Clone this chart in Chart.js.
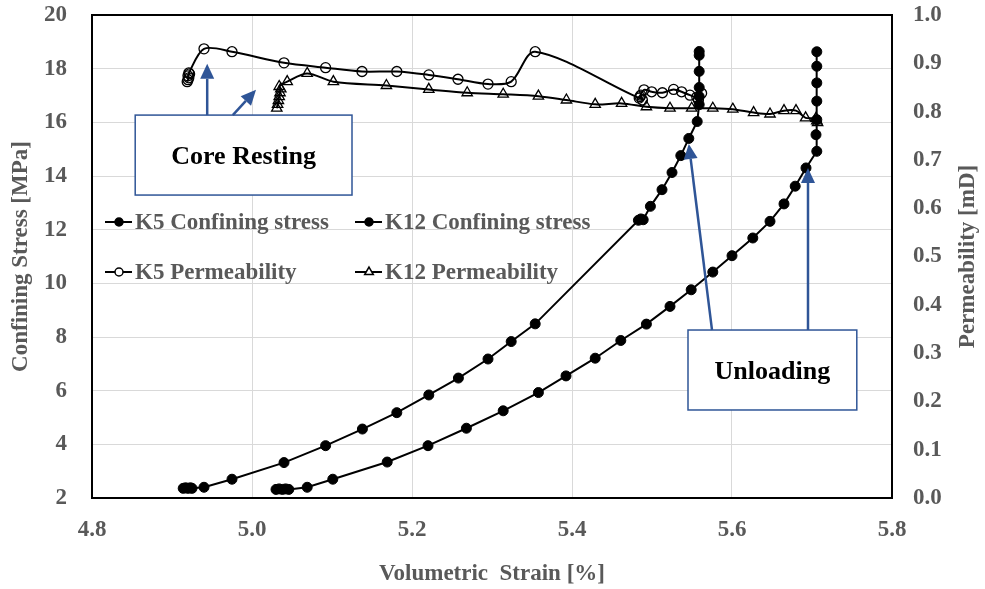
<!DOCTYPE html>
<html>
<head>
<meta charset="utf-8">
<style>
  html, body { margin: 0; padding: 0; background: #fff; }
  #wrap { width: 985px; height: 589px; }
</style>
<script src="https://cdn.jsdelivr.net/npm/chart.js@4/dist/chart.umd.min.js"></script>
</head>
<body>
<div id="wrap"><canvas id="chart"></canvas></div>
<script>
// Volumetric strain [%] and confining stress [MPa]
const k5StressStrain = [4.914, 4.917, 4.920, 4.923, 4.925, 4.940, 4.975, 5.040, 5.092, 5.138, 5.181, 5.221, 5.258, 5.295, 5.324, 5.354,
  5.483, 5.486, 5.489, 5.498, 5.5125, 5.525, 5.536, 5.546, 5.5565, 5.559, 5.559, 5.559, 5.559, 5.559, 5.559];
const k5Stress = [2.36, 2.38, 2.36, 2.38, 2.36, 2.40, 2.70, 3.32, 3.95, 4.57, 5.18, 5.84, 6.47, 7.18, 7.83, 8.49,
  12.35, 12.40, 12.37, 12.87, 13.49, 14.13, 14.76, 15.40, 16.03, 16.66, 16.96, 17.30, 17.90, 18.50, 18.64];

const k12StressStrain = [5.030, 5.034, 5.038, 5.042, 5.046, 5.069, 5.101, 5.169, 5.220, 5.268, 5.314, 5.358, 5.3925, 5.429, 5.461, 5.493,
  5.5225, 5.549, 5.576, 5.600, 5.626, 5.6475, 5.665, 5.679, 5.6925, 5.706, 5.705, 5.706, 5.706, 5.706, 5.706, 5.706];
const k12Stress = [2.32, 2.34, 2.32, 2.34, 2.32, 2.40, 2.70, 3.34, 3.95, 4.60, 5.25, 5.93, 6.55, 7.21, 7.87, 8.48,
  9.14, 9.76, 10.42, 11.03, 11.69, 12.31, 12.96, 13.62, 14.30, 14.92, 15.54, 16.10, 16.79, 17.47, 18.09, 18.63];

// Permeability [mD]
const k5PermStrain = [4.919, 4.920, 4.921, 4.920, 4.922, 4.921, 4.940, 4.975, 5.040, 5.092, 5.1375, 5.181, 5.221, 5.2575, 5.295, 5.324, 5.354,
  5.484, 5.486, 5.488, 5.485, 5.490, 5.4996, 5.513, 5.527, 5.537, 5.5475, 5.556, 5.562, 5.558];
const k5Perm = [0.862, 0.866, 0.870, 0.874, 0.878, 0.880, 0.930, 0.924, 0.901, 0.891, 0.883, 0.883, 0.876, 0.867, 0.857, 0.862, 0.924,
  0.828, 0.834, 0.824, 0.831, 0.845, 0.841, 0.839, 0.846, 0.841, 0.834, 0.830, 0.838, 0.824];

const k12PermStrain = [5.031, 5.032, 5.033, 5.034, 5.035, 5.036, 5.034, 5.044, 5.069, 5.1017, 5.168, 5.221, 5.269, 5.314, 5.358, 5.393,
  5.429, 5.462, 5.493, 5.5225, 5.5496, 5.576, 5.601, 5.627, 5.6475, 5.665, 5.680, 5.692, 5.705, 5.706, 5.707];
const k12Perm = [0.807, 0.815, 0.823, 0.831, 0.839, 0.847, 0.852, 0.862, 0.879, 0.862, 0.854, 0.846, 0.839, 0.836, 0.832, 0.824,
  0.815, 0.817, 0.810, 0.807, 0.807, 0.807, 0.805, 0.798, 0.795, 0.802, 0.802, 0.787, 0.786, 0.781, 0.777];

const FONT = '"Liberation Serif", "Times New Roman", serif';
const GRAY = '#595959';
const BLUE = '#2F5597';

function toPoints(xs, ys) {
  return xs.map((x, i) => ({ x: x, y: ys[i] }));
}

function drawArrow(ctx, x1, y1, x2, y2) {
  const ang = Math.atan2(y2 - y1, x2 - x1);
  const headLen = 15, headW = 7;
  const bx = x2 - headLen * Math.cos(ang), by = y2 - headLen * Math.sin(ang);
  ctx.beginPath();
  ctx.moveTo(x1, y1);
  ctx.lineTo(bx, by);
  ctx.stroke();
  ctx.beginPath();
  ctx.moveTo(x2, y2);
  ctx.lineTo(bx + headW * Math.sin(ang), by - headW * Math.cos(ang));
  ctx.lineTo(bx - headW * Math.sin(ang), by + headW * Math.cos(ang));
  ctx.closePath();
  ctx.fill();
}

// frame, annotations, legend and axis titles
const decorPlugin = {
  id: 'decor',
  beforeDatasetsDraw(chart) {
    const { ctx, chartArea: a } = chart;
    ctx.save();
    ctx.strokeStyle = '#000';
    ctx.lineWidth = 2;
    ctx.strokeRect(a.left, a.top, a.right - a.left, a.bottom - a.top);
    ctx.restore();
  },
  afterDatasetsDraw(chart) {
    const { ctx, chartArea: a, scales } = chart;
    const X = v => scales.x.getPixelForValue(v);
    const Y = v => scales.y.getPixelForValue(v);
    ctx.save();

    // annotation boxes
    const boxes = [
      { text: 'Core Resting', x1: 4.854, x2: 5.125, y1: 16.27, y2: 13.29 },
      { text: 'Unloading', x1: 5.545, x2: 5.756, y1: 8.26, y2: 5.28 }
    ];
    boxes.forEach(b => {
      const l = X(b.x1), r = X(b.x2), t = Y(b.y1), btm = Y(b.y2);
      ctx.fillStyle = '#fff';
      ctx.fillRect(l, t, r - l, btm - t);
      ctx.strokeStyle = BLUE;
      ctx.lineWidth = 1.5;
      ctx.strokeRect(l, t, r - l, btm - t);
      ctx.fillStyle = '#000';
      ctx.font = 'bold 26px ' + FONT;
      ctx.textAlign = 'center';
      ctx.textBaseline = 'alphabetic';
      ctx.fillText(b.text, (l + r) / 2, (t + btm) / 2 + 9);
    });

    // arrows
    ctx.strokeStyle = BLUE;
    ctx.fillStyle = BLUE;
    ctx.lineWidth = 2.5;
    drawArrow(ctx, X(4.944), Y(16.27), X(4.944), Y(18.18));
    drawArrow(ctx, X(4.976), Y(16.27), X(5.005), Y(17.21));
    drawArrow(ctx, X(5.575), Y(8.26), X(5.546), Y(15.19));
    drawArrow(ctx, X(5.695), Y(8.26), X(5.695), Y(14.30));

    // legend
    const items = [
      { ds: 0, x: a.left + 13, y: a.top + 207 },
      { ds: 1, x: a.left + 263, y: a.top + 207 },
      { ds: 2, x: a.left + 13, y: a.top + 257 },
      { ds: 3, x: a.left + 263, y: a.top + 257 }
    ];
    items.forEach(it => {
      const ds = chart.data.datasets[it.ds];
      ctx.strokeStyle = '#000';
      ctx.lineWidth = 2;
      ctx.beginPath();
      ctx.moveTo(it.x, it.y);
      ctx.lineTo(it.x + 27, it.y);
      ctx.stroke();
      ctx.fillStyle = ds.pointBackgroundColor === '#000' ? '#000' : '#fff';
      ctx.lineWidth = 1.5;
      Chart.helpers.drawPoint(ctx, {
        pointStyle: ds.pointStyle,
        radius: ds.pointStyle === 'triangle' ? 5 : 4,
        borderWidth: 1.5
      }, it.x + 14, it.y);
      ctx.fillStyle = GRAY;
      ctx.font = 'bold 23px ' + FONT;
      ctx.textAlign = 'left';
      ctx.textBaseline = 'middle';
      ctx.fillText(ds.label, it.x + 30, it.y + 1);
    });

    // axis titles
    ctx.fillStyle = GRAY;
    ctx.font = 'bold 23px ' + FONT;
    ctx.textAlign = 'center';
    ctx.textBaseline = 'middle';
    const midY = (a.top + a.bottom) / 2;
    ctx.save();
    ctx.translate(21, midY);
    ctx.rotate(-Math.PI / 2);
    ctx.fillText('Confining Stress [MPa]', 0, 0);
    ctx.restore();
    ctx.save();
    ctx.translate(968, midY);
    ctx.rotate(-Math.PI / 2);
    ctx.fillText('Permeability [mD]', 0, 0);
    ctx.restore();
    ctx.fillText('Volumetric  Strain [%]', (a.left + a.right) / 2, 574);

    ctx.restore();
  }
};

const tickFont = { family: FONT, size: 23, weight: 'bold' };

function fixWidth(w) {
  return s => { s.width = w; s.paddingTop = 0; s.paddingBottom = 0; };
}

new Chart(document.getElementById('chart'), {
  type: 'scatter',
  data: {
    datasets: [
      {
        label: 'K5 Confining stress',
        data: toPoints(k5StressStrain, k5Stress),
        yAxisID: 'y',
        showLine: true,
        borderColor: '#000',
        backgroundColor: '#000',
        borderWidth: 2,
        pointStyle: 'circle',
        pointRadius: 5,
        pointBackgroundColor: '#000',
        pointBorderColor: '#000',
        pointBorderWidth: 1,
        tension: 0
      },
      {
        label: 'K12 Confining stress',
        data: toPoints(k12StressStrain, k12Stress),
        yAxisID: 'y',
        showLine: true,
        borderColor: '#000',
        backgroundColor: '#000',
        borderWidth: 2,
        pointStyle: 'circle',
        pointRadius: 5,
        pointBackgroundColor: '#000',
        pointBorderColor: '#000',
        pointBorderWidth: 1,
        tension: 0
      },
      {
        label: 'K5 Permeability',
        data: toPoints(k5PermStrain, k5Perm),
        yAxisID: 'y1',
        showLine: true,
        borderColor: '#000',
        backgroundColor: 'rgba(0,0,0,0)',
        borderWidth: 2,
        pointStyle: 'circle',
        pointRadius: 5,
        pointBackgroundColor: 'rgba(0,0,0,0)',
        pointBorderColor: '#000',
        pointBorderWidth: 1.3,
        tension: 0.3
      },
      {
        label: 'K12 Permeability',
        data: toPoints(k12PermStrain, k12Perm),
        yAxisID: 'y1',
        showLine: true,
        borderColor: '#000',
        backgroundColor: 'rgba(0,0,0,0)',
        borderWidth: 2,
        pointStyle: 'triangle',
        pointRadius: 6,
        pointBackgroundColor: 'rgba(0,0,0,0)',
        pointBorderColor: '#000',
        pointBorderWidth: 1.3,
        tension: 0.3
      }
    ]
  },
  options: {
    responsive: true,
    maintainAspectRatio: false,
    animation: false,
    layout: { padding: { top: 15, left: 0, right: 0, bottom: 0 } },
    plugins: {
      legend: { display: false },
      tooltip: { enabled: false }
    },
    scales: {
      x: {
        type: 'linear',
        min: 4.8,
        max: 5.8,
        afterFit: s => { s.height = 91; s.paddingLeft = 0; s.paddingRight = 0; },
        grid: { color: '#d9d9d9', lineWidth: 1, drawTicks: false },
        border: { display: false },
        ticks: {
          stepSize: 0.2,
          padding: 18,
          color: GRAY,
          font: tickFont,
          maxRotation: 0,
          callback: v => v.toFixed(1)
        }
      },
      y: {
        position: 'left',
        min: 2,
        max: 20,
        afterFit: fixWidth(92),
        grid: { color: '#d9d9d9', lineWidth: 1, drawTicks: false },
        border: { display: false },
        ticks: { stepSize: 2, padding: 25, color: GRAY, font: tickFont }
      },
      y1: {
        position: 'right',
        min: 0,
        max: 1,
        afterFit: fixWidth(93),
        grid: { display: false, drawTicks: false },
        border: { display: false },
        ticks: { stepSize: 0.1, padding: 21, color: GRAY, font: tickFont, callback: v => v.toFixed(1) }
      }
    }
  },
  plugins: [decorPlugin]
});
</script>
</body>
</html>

———

### WHAT IS REQUIRED
Skip the pictures, please, and transcribe only the lines from the beginning of the material through the one that contains "17.90, 18.50, 18.64];".

### THE RESULT
Clone this chart in Chart.js.
<!DOCTYPE html>
<html>
<head>
<meta charset="utf-8">
<style>
  html, body { margin: 0; padding: 0; background: #fff; }
  #wrap { width: 985px; height: 589px; }
</style>
<script src="https://cdn.jsdelivr.net/npm/chart.js@4/dist/chart.umd.min.js"></script>
</head>
<body>
<div id="wrap"><canvas id="chart"></canvas></div>
<script>
// Volumetric strain [%] and confining stress [MPa]
const k5StressStrain = [4.914, 4.917, 4.920, 4.923, 4.925, 4.940, 4.975, 5.040, 5.092, 5.138, 5.181, 5.221, 5.258, 5.295, 5.324, 5.354,
  5.483, 5.486, 5.489, 5.498, 5.5125, 5.525, 5.536, 5.546, 5.5565, 5.559, 5.559, 5.559, 5.559, 5.559, 5.559];
const k5Stress = [2.36, 2.38, 2.36, 2.38, 2.36, 2.40, 2.70, 3.32, 3.95, 4.57, 5.18, 5.84, 6.47, 7.18, 7.83, 8.49,
  12.35, 12.40, 12.37, 12.87, 13.49, 14.13, 14.76, 15.40, 16.03, 16.66, 16.96, 17.30, 17.90, 18.50, 18.64];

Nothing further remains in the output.